A guerra em África: fugitivos
Tenho procurado trazer aqui reflexões com matriz histórica e sociológica sobre a guerra em África, abordando aspectos quase esquecidos ou propositadamente pouco falados. Faço-o, porque o tempo passou e, esgotando-se a ampulheta da vida, não haverá quem, com algum conhecimento de causa, independência e cautela, traga à colação questões capazes de constituir motivo para estudos aprofundados, mais tarde, quando o momento for o dos historiadores.
Já expus anteriormente o meu conceito de desertores e de fugitivos ‒ aqueles que emigraram ou que, por meios ínvios, escaparam de cumprir serviço militar. E é desses que me vou ocupar, naturalmente, na generalidade.
Antes, porém, para acabar com as dúvidas, quero clarificar que os conceitos por mim utilizados são meus e nada têm a ver com as definições usadas correntemente para aqueles que fogem, ou fugiram, ao cumprimento do serviço militar.
Numa primeira fase ‒ poderia balizá-la entre Março de 1961 e, no máximo, o final do ano de 1963 ‒ a juventude esclarecida portuguesa ‒ aqui conto com a mais alfabetizada e urbana ‒ terá aderido à ideia de defesa dos interesses de Portugal e de uma pátria pluri-racial e multi-continental, conceito herdado da Monarquia e passado ao Estado Novo pela 1.ª República, mas, como já disse, ultrapassado pelos acontecimentos depois das duas guerras mundiais.

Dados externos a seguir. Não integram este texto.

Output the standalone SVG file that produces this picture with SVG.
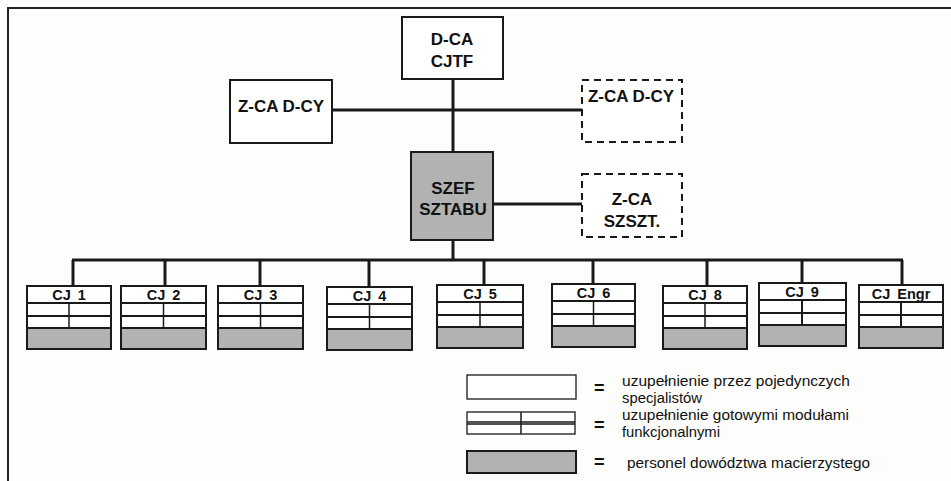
<svg xmlns="http://www.w3.org/2000/svg" width="951" height="481" viewBox="0 0 951 481">
<style>
.bg{fill:#fdfdfb}
.frame{fill:none;stroke:#222;stroke-width:2}
.box{fill:#fff;stroke:#1a1a1a;stroke-width:2}
.dbox{fill:#fff;stroke:#1a1a1a;stroke-width:2;stroke-dasharray:7,5}
.grey{fill:#b2b2b2;stroke:#1a1a1a;stroke-width:2}
.con{fill:none;stroke:#1a1a1a;stroke-width:3}
.sep{stroke:#1a1a1a;stroke-width:2}
.div{stroke:#1a1a1a;stroke-width:1.5}
.t{font-family:"Liberation Sans",Arial,sans-serif;font-weight:bold;font-size:17px;fill:#111;text-anchor:middle}
.ts{font-family:"Liberation Sans",Arial,sans-serif;font-weight:bold;font-size:17px;fill:#111;text-anchor:middle}
.cj{font-family:"Liberation Sans",Arial,sans-serif;font-weight:bold;font-size:14.5px;fill:#111;text-anchor:middle;word-spacing:3px}
.lg{font-family:"Liberation Sans",Arial,sans-serif;font-size:14px;fill:#111}
.eq{font-family:"Liberation Sans",Arial,sans-serif;font-size:18px;fill:#111;font-weight:bold}
.thin{fill:#fff;stroke:#1a1a1a;stroke-width:1.3}
</style>
<rect class="bg" x="0" y="0" width="951" height="481"/>
<polyline class="frame" points="8,481 8,8 951,8"/>

<g id="connectors">
<line class="con" x1="453" y1="79" x2="453" y2="152"/>
<line class="con" x1="332" y1="110" x2="582" y2="110"/>
<line class="con" x1="493" y1="204" x2="582" y2="204"/>
<line class="con" x1="453" y1="240" x2="453" y2="260"/>
<line class="con" x1="72" y1="260" x2="903" y2="260"/>
<line class="con" x1="73" y1="260" x2="73" y2="286"/>
<line class="con" x1="165" y1="260" x2="165" y2="286"/>
<line class="con" x1="260" y1="260" x2="260" y2="286"/>
<line class="con" x1="369" y1="260" x2="369" y2="287"/>
<line class="con" x1="484" y1="260" x2="484" y2="285"/>
<line class="con" x1="593" y1="260" x2="593" y2="284"/>
<line class="con" x1="707" y1="260" x2="707" y2="286"/>
<line class="con" x1="802" y1="260" x2="802" y2="283"/>
<line class="con" x1="902" y1="260" x2="902" y2="285"/>
</g>

<g id="dca">
<rect class="box" x="402" y="17" width="101" height="62"/>
<text class="t" x="452" y="45">D-CA</text>
<text class="t" x="452" y="67">CJTF</text>
</g>
<g id="zca-left">
<rect class="box" x="230" y="80" width="102" height="63"/>
<text class="t" x="281" y="112">Z-CA D-CY</text>
</g>
<g id="zca-right">
<rect class="dbox" x="582" y="80" width="100" height="62"/>
<text class="t" x="631" y="102">Z-CA D-CY</text>
</g>
<g id="szef">
<rect class="grey" x="411" y="152" width="82" height="88"/>
<text class="ts" x="453" y="194">SZEF</text>
<text class="ts" x="453" y="215">SZTABU</text>
</g>
<g id="zca-szszt">
<rect class="dbox" x="582" y="174" width="100" height="63"/>
<text class="t" x="632" y="205">Z-CA</text>
<text class="t" x="632" y="227">SZSZT.</text>
</g>

<g id="cj1">
<rect class="box" x="27" y="286" width="84" height="63"/>
<rect class="grey" x="27" y="328" width="84" height="21"/>
<line class="sep" x1="27" y1="303" x2="111" y2="303"/><line class="sep" x1="27" y1="316" x2="111" y2="316"/>
<line class="div" x1="69" y1="303" x2="69" y2="328"/>
<text class="cj" x="69" y="300">CJ 1</text>
</g>
<g id="cj2">
<rect class="box" x="121" y="286" width="85" height="63"/>
<rect class="grey" x="121" y="328" width="85" height="21"/>
<line class="sep" x1="121" y1="303" x2="206" y2="303"/><line class="sep" x1="121" y1="316" x2="206" y2="316"/>
<line class="div" x1="163.5" y1="303" x2="163.5" y2="328"/>
<text class="cj" x="163.5" y="300">CJ 2</text>
</g>
<g id="cj3">
<rect class="box" x="218" y="286" width="85" height="63"/>
<rect class="grey" x="218" y="328" width="85" height="21"/>
<line class="sep" x1="218" y1="303" x2="303" y2="303"/><line class="sep" x1="218" y1="316" x2="303" y2="316"/>
<line class="div" x1="260.5" y1="303" x2="260.5" y2="328"/>
<text class="cj" x="260.5" y="300">CJ 3</text>
</g>
<g id="cj4">
<rect class="box" x="327" y="287" width="85" height="63"/>
<rect class="grey" x="327" y="329" width="85" height="21"/>
<line class="sep" x1="327" y1="304" x2="412" y2="304"/><line class="sep" x1="327" y1="317" x2="412" y2="317"/>
<line class="div" x1="369.5" y1="304" x2="369.5" y2="329"/>
<text class="cj" x="369.5" y="301">CJ 4</text>
</g>
<g id="cj5">
<rect class="box" x="437" y="285" width="86" height="63"/>
<rect class="grey" x="437" y="327" width="86" height="21"/>
<line class="sep" x1="437" y1="302" x2="523" y2="302"/><line class="sep" x1="437" y1="315" x2="523" y2="315"/>
<line class="div" x1="480" y1="302" x2="480" y2="327"/>
<text class="cj" x="480" y="299">CJ 5</text>
</g>
<g id="cj6">
<rect class="box" x="552" y="284" width="83" height="63"/>
<rect class="grey" x="552" y="326" width="83" height="21"/>
<line class="sep" x1="552" y1="301" x2="635" y2="301"/><line class="sep" x1="552" y1="314" x2="635" y2="314"/>
<line class="div" x1="593.5" y1="301" x2="593.5" y2="326"/>
<text class="cj" x="593.5" y="298">CJ 6</text>
</g>
<g id="cj8">
<rect class="box" x="663" y="286" width="84" height="63"/>
<rect class="grey" x="663" y="328" width="84" height="21"/>
<line class="sep" x1="663" y1="303" x2="747" y2="303"/><line class="sep" x1="663" y1="316" x2="747" y2="316"/>
<line class="div" x1="705" y1="303" x2="705" y2="328"/>
<text class="cj" x="705" y="300">CJ 8</text>
</g>
<g id="cj9">
<rect class="box" x="759" y="283" width="87" height="63"/>
<rect class="grey" x="759" y="325" width="87" height="21"/>
<line class="sep" x1="759" y1="300" x2="846" y2="300"/><line class="sep" x1="759" y1="313" x2="846" y2="313"/>
<line class="sep" x1="802" y1="300" x2="802" y2="325"/>
<text class="cj" x="802" y="297">CJ 9</text>
</g>
<g id="cjengr">
<rect class="box" x="859" y="285" width="84" height="63"/>
<rect class="grey" x="859" y="327" width="84" height="21"/>
<line class="sep" x1="859" y1="302" x2="943" y2="302"/><line class="sep" x1="859" y1="315" x2="943" y2="315"/>
<line class="sep" x1="901" y1="302" x2="901" y2="327"/>
<text class="cj" x="901" y="299">CJ Engr</text>
</g>

<g id="legend">
<rect class="thin" x="467" y="375" width="109" height="24"/>
<text class="eq" x="594" y="394">=</text>
<text class="lg" x="622" y="386" textLength="228" lengthAdjust="spacingAndGlyphs">uzupełnienie przez pojedynczych</text>
<text class="lg" x="622" y="403" textLength="80" lengthAdjust="spacingAndGlyphs">specjalistów</text>
<rect class="thin" x="467" y="412" width="108" height="22"/>
<line class="div" x1="467" y1="422" x2="575" y2="422"/>
<line class="div" x1="467" y1="424" x2="575" y2="424"/>
<line class="div" x1="521" y1="412" x2="521" y2="434"/>
<text class="eq" x="594" y="431">=</text>
<text class="lg" x="622" y="420" textLength="227" lengthAdjust="spacingAndGlyphs">uzupełnienie gotowymi modułami</text>
<text class="lg" x="622" y="437" textLength="98" lengthAdjust="spacingAndGlyphs">funkcjonalnymi</text>
<rect class="grey" x="467" y="451" width="109" height="22"/>
<text class="eq" x="594" y="468">=</text>
<text class="lg" x="627" y="468" textLength="243" lengthAdjust="spacingAndGlyphs">personel dowództwa macierzystego</text>
</g>
</svg>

Esta adesão foi incentivada pela propaganda fascista feita, em especial, na escola e nos estudos subsequentes, através dos livros e da famigerada Mocidade Portuguesa. Fora deste círculo quase fechado ficaram todos os jovens pouco alfabetizados e vítimas da pobreza rural ou urbana. Esses foram, nos primeiros anos de guerra, para onde os mandaram como carneiros dominados por um feroz cão de guarda.
Numa segunda fase ‒ posterior a 1964 e que se prolonga até dez anos mais tarde ‒ começaram a surgir os fugitivos. Fugitivos que, por uma questão de facilidade de exposição, divido em dois grandes grupos: os filhos-família e os desgraçados.
Do primeiro grupo conheci muitos, em especial, alguns que, nunca tendo visto uma chave de parafusos, eram “operários” nos estabelecimentos fabris militares, ficando somente obrigados a fazer a recruta ‒ aqueles que por razões físicas era impossível considerar inaptos ‒ regressando, depois aos seus trabalhos nas repartições dos diferentes ministérios e secretarias de Estado castrenses.
Claro que, desta vasta massa de jovens, nem todos eram filhos de gente importante, todavia, tinham conhecimentos familiares que actuavam junto de autoridades militares ou políticas capazes de fazer fugir os afortunados ao cumprimento da obrigação.
Curiosamente, muitos deles ‒ conheci bastantes ‒ eram acérrimos defensores da “situação”, salazaristas ou caetanistas de primeira água, gente apta a jurar que Portugal era “uno” de Monção, no Minho, a Dili, na distante ilha de Timor. Contudo, para defender essa “unidade”, deviam marchar outros que não eles!
Digno de nota, para mim, é a revolta de muitos contra os desertores e a total passividade, o mais absoluto silêncio, sobre estes “meninos”, que escaparam ao serviço militar ‒ esses sim ‒, dando provas de uma imensa cobardia! Será coisa dos “brandos costumes” nacionais?
Do segundo grupo de fugitivos ‒ o dos desgraçados ‒ fazem parte todos aqueles que, sem recursos para mais nada, abandonaram a sua terra para trabalharem na estranja ‒ França, Alemanha, Luxemburgo ‒ fugindo à miséria e à guerra. Era gente que arriscava tudo o que tinha, incluindo o regresso ao seio da família, porque a prisão esperava-os logo à passagem da fronteira.
Claro que entre estes emigrantes forçados houve alguns, não muitos, que optaram por trabalhar e estudar ou só estudar lá nos países de abrigo, invocando a condição de refugiados políticos. Também para com estes ‒ e eu acho bem ‒ há uma grande “compreensão” para a fuga à guerra.
Nos tempos que correm, tempos de ausência de serviço militar obrigatório, é difícil compreender o que foi a guerra não só nos seus aspectos directos ‒ sobre os quais há tanta gente a falar o que sabe e o que não sabe ‒ como sobre os aspectos indirectos.
A nossa juventude, aquela que se interessa por conhecer o passado na vertente mais próxima da verdade, pode ter aqui várias formas de se debruçar sobre o grande empenhamento na guerra em África vivida, de maneiras diferentes, pelos pais ou avós.
Vou voltar a este tema, tratando-o segundo prismas distintos.